LYTT was the founding resident in bp’s Launchpad incubator business. What is it like to work with a big multinational when trying to build a start-up?

That was one of the things that intrigued me about working with LYTT. With its enormous breadth, bp offers access to a range of markets, I have never seen a start up with so many opportunities on its doorstep. But, of course, BP’s a big corporate and we need to find a way of marrying that with our start-up attitude. I think Launchpad helps bridge that gap. I see them as door openers, helping us navigate this complex business, finding the right people to talk to and supporting us when we want to move at pace.

The great thing is that BP, compared to so many other corporates, is very friendly to start-ups, partly because it has a culture of curiosity and fairness (many corporates have neither) and partly because energy companies are used to co-operating - often with competitors - to get things done. It’s also willing to get involved in field trials and pay for them! And because data is a precious commodity for an energy company, it has really pushed us on ensuring we have software which is secure and scalable, which puts us in good shape when we talk to other potential clients. BP is a very sophisticated buyer of software products – it knows what excellent looks like - and the fact that our software is widely deployed in BP, quite rightly, gives us enormous credibility.

What are you looking for when you first consider helping a start-up?

Good chemistry with the founders. Every start-up journey will hit difficult points; it’s a bit of an emotional roller coaster, with great ups and downs. If you don’t have great chemistry, the relationship will break in those difficult moments.

What is it you love about working in start-ups?

Finding star quality, identifying something with enormous potential and then turning that into a business. You will probably have to change the business plan along the way – what the start-up world refers to as pivoting – which creates its own challenges, but that journey is always exciting.

How easy is it to help others pivot if they’re personally invested in an idea?

In the start up world you’re often working with geniuses – and it’s their baby! My job is to bring my commercial experience and weld that to their genius. Ultimately, it comes down to trust.

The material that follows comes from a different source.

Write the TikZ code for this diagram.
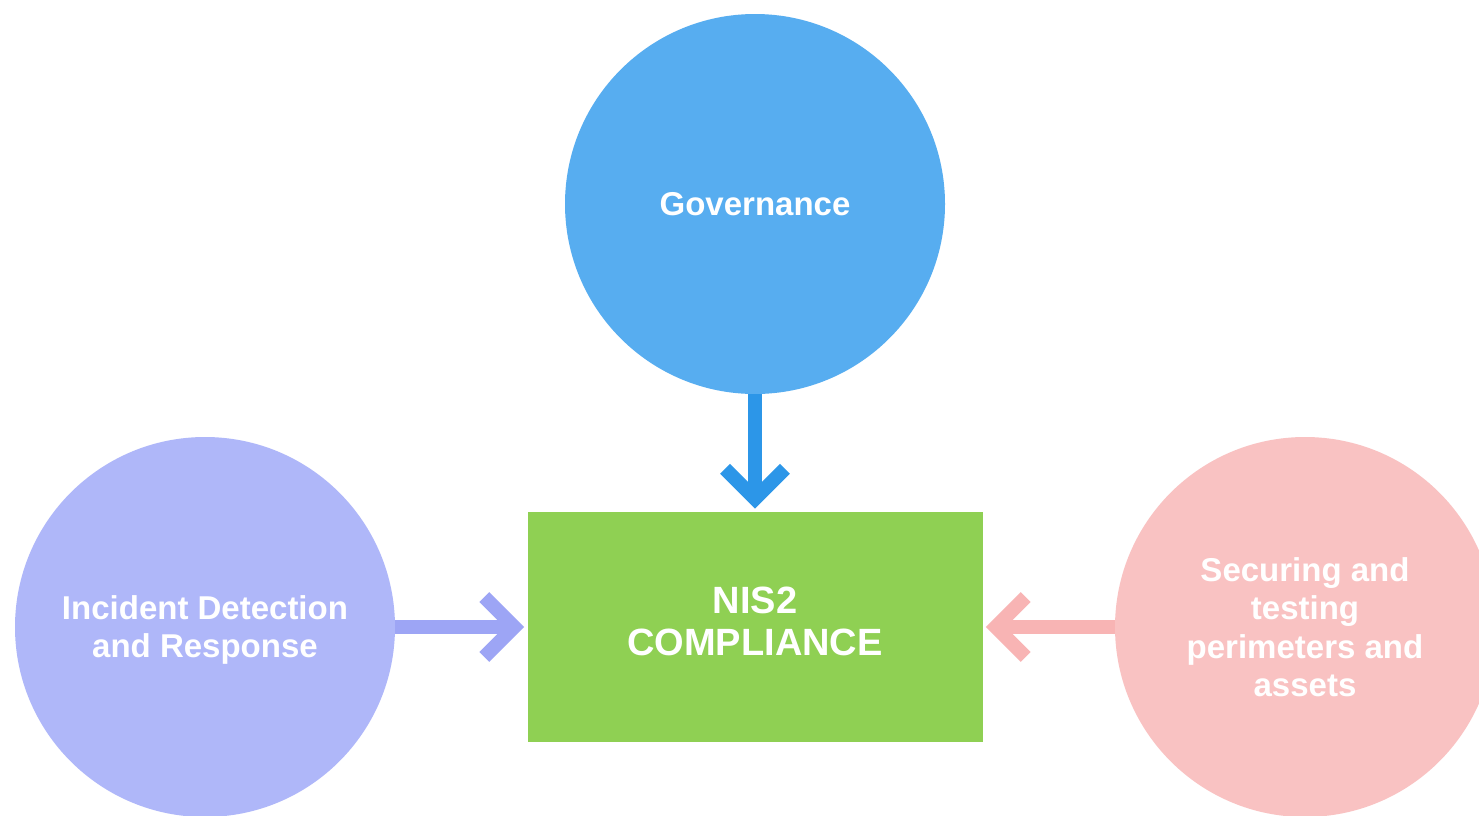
\documentclass[tikz,border=0pt]{standalone}
\usepackage{fontspec}
\setmainfont{Liberation Sans}
\usetikzlibrary{calc}
\definecolor{govblue}{RGB}{87,173,240}
\definecolor{govarrow}{RGB}{44,150,232}
\definecolor{idrpurple}{RGB}{175,183,249}
\definecolor{idrarrow}{RGB}{157,165,245}
\definecolor{secpink}{RGB}{249,194,194}
\definecolor{secarrow}{RGB}{248,180,180}
\definecolor{nisgreen}{RGB}{143,208,83}
\tikzset{
  bubble/.style={circle, minimum size=380pt, inner sep=0pt, draw=none, text=white, align=center,
    font=\bfseries\fontsize{33}{38.5}\selectfont},
  boxnode/.style={rectangle, minimum width=455pt, minimum height=230pt, inner sep=0pt, fill=nisgreen, draw=none},
  boxtext/.style={text=white, align=center, font=\bfseries\fontsize{38}{42}\selectfont},
  flow/.style={line width=14pt, line cap=butt, line join=miter},
}
\begin{document}
\begin{tikzpicture}[x=1pt, y=-1pt]
\useasboundingbox (0,0) rectangle (1479,815);
\fill[white] (0,0) rectangle (1479,815);
\clip (0,0) rectangle (1479,815);
\node[bubble, fill=govblue] (gov) at (755,204) {Governance};
\node[bubble, fill=idrpurple] (idr) at (205,627) {};
\node[bubble, fill=secpink] (sec) at (1305,627) {Securing and\\testing\\perimeters and\\assets};
\node[bubble, fill=none] (idrlabel) at (205,630) {Incident Detection\\and Response};
\node[boxnode] (box) at (755,627) {};
\node[boxtext] (boxlabel) at (755,621) {NIS2\\COMPLIANCE};
% arrow tips (apex of the centre line, set back so the outer point meets the box)
\coordinate (tgov) at ($(box.north)+(0,-13)$);
\coordinate (tidr) at ($(box.west)+(-13,0)$);
\coordinate (tsec) at ($(box.east)+(13,0)$);
% Governance -> box
\draw[flow, govarrow] (gov.south) -- (tgov);
\draw[flow, govarrow] ($(tgov)+(-30,-30)$) -- (tgov) -- ($(tgov)+(30,-30)$);
% Incident -> box
\draw[flow, idrarrow] (idr.east) -- (tidr);
\draw[flow, idrarrow] ($(tidr)+(-30,-30)$) -- (tidr) -- ($(tidr)+(-30,30)$);
% Securing -> box
\draw[flow, secarrow] (sec.west) -- (tsec);
\draw[flow, secarrow] ($(tsec)+(30,-30)$) -- (tsec) -- ($(tsec)+(30,30)$);
\end{tikzpicture}
\end{document}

I do find myself saying, whether it’s an opportunity or a threat, ‘I’ve been here before, this is my recommendation, trust me.’ You start with the chemistry and the trust comes with time.

It becomes a positive loop – from my point of view trust is built as the technical team starts delivering on the promises the business has made. That demonstrates value to customers who give you positive feedback, which I can take to investors, which gives us more funding to develop the technology to the next level. The Board of Directors is also important – a lot of people assume this is just about good governance and a supervisory role but I have often found that a good Board can evolve into a high performance team, starting with building affinity and trust to the point of being able to take risks – its not just the management team that are on a roller coaster.

Finally, why are you excited about the future of LYTT?

LYTT has already helped bp realise hundreds of millions of dollars in production value, which is amazing. I’ve seen very few business cases in my lifetime where the return on investment is that large.

We’re also talking to other energy businesses because bp is keen to see the technology deployed, but the heart of this company lies in its pattern recognition technology, which is transferable into other industries. The trick is to find the companies who are start-up friendly, have a strong business need and the budget, LYTT has the makings to become a very profitable business.